The Guions began farming here in the 1950s, before synthetic fertilisers, herbicides and insecticides made inroads here. When they did begin to become common, the family resisted. ‘You had to be very strong at that time’, Stéphane, the current owner, says of his parents, ‘but they remained faithful to natural techniques in the interest of product quality and life.’ In 1965, they began following the Lemaire-Boucher method, an organic practice pioneered in the Loire in the early 1960s (you can find a few more details on the method from Monty Waldin’s site); they also raised pigs, cows and horses as well as farming a host of vegetables and grains.

Stéphane, however, took a special interest in the vines, and left to study winemaking in Bordeaux and other parts of the Loire before returning home to take over when his parents retired in 1994. Since then, Guion has focused primarily on vine-growing and winemaking, farming nearly 10 ha of vineyards (9.5 ha/23 acres of Cabernet Franc and 0.3 ha/0.7 acre of a new planting of Chenin Blanc), the Franc vines aged from 10 to 80 years. He’s remained committed to organic farming (certified by Ecocert) and has embraced biodynamics as well (Demeter-certified in 2021). The older vines go into Cuvée des Deux Monts and Cuvée Prestige/Authentique; the younger go into the Candide (formerly called simply Domaine). Both wines get the same care in the vineyard and winery, with ambient-yeast ferments and only very little added SO2. He stores his bottles  in a cool, damp 5-km labyrinth of caves dug into the limestone under Benais that was once a quarry and later a mushroom farm; it is now shared among 10 wine producers.

Stéphane Guion tasting wine in his cellar.

How the wine can be so good and sell for so little is the real question – one I asked David Lillie of Chambers Street Wines, who was the first person in the US to sell his wines, back in 2009. ‘He's very quiet and shy, not one of the Loire Valley hipsters at all, sort of a crew-cut, youthful look’, he told me. ‘Every year I tell him how great his wines are and he just blushes. And I tell him to raise his prices which are insanely low given his work and the quality of the wines.’

When I asked Guion, his answer was quite straightforward: ‘We have always charged reasonable prices because I think wine is meant to be shared!! [And] by as many people as possible and not reserved for certain people.’

To that end, Guion exports 70% of his production, selling it everywhere from Ontario and Manitoba in Canada to Japan, Switzerland, Ireland, Portugal, Belgium, the Netherlands, Denmark and Austria.
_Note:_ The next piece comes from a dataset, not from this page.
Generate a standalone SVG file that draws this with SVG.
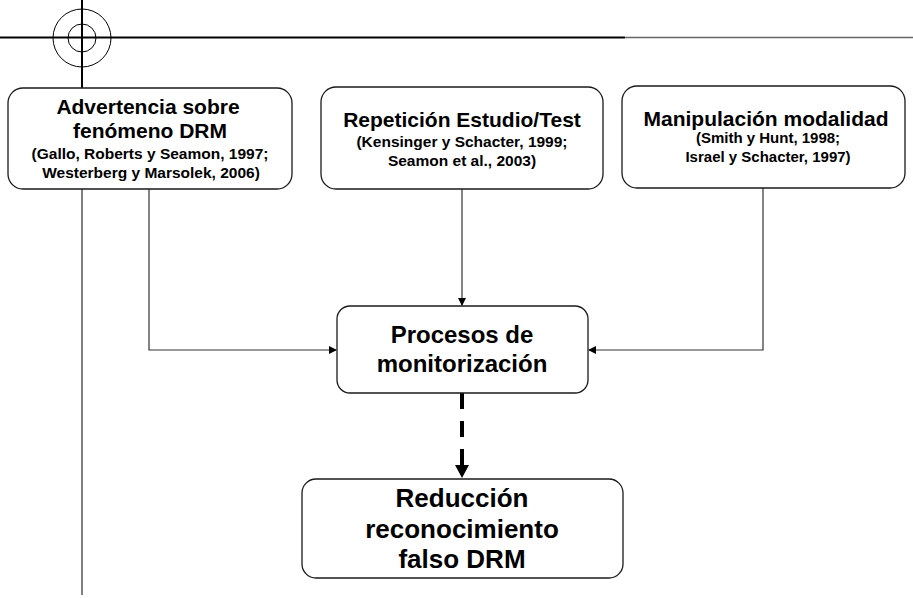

In the US, the wine is imported by Fruit of the Vine, NY, and Percy Selections, CA, among others; in the UK, it is imported by Indigo Wines.

Guion Candide bottle

The only caveat is that Guion doesn’t make a lot of wine, and those in the know tend to snap up the bottles as soon as they land. But if you miss out on the 2020, the 2022 is coming in soon, and Guion recently introduced a traditional-method Cabernet Franc-based sparkling wine he calls Bête de Benais, a play on the bête de Benais, a wolf-like creature that terrorised the countryside in the 1690s, which is sure to keep your thirst slaked until the next shipment of Cuvée Candide.